▼

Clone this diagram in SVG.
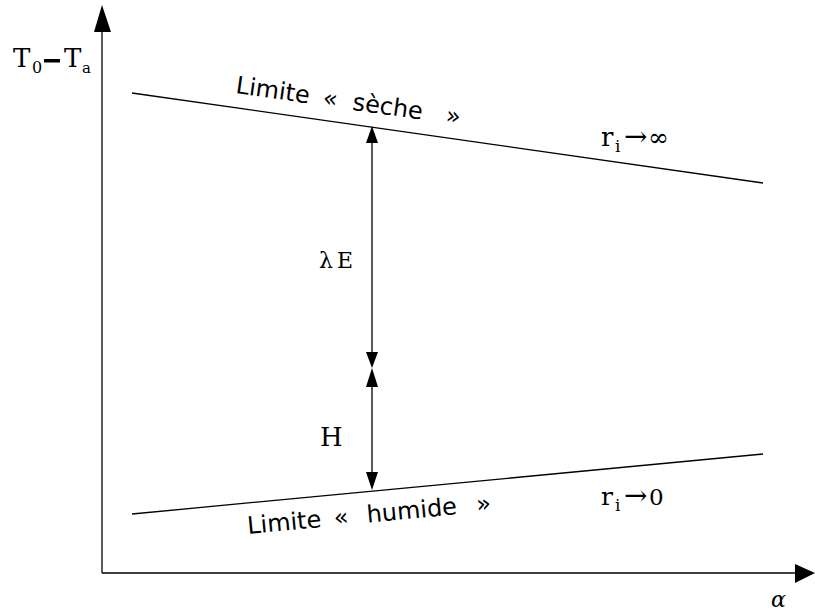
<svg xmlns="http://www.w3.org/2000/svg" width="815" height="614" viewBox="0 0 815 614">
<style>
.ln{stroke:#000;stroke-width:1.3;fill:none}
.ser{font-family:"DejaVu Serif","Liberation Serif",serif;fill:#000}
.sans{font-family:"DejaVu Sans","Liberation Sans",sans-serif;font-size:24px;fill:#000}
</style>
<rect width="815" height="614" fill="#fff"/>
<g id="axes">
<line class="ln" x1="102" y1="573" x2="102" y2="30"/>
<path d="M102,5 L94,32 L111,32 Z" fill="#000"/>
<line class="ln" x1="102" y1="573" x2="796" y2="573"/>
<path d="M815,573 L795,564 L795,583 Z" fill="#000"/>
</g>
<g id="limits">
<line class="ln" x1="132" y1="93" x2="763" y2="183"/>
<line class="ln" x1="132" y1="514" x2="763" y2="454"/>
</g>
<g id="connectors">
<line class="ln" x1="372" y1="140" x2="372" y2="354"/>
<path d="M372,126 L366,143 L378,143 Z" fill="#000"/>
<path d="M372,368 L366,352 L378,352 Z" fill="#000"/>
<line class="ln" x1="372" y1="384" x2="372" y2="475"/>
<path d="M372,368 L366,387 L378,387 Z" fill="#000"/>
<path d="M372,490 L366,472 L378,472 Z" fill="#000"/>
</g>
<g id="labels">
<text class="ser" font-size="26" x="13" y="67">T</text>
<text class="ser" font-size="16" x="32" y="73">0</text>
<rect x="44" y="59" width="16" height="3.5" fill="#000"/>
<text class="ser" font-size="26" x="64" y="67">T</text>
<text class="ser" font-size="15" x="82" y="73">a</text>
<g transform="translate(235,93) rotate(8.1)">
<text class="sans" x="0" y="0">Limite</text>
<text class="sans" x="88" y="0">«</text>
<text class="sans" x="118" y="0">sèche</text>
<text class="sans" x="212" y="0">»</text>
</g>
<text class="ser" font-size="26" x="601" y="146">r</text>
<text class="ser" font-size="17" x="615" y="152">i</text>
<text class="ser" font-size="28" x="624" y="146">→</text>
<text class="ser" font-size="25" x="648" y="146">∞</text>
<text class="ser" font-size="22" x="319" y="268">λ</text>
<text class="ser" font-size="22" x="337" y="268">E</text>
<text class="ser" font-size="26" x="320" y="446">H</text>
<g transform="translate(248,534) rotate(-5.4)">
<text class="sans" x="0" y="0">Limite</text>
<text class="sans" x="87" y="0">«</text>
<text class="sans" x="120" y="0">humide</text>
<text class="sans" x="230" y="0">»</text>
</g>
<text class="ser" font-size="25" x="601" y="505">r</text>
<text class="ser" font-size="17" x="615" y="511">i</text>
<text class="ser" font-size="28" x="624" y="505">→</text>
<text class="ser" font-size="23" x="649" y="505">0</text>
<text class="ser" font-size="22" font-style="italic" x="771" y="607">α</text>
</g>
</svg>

▲

In the copy, include no pictures; restate the listing above exactly.

Clone this diagram in SVG.
<svg xmlns="http://www.w3.org/2000/svg" width="815" height="614" viewBox="0 0 815 614">
<style>
.ln{stroke:#000;stroke-width:1.3;fill:none}
.ser{font-family:"DejaVu Serif","Liberation Serif",serif;fill:#000}
.sans{font-family:"DejaVu Sans","Liberation Sans",sans-serif;font-size:24px;fill:#000}
</style>
<rect width="815" height="614" fill="#fff"/>
<g id="axes">
<line class="ln" x1="102" y1="573" x2="102" y2="30"/>
<path d="M102,5 L94,32 L111,32 Z" fill="#000"/>
<line class="ln" x1="102" y1="573" x2="796" y2="573"/>
<path d="M815,573 L795,564 L795,583 Z" fill="#000"/>
</g>
<g id="limits">
<line class="ln" x1="132" y1="93" x2="763" y2="183"/>
<line class="ln" x1="132" y1="514" x2="763" y2="454"/>
</g>
<g id="connectors">
<line class="ln" x1="372" y1="140" x2="372" y2="354"/>
<path d="M372,126 L366,143 L378,143 Z" fill="#000"/>
<path d="M372,368 L366,352 L378,352 Z" fill="#000"/>
<line class="ln" x1="372" y1="384" x2="372" y2="475"/>
<path d="M372,368 L366,387 L378,387 Z" fill="#000"/>
<path d="M372,490 L366,472 L378,472 Z" fill="#000"/>
</g>
<g id="labels">
<text class="ser" font-size="26" x="13" y="67">T</text>
<text class="ser" font-size="16" x="32" y="73">0</text>
<rect x="44" y="59" width="16" height="3.5" fill="#000"/>
<text class="ser" font-size="26" x="64" y="67">T</text>
<text class="ser" font-size="15" x="82" y="73">a</text>
<g transform="translate(235,93) rotate(8.1)">
<text class="sans" x="0" y="0">Limite</text>
<text class="sans" x="88" y="0">«</text>
<text class="sans" x="118" y="0">sèche</text>
<text class="sans" x="212" y="0">»</text>
</g>
<text class="ser" font-size="26" x="601" y="146">r</text>
<text class="ser" font-size="17" x="615" y="152">i</text>
<text class="ser" font-size="28" x="624" y="146">→</text>
<text class="ser" font-size="25" x="648" y="146">∞</text>
<text class="ser" font-size="22" x="319" y="268">λ</text>
<text class="ser" font-size="22" x="337" y="268">E</text>
<text class="ser" font-size="26" x="320" y="446">H</text>
<g transform="translate(248,534) rotate(-5.4)">
<text class="sans" x="0" y="0">Limite</text>
<text class="sans" x="87" y="0">«</text>
<text class="sans" x="120" y="0">humide</text>
<text class="sans" x="230" y="0">»</text>
</g>
<text class="ser" font-size="25" x="601" y="505">r</text>
<text class="ser" font-size="17" x="615" y="511">i</text>
<text class="ser" font-size="28" x="624" y="505">→</text>
<text class="ser" font-size="23" x="649" y="505">0</text>
<text class="ser" font-size="22" font-style="italic" x="771" y="607">α</text>
</g>
</svg>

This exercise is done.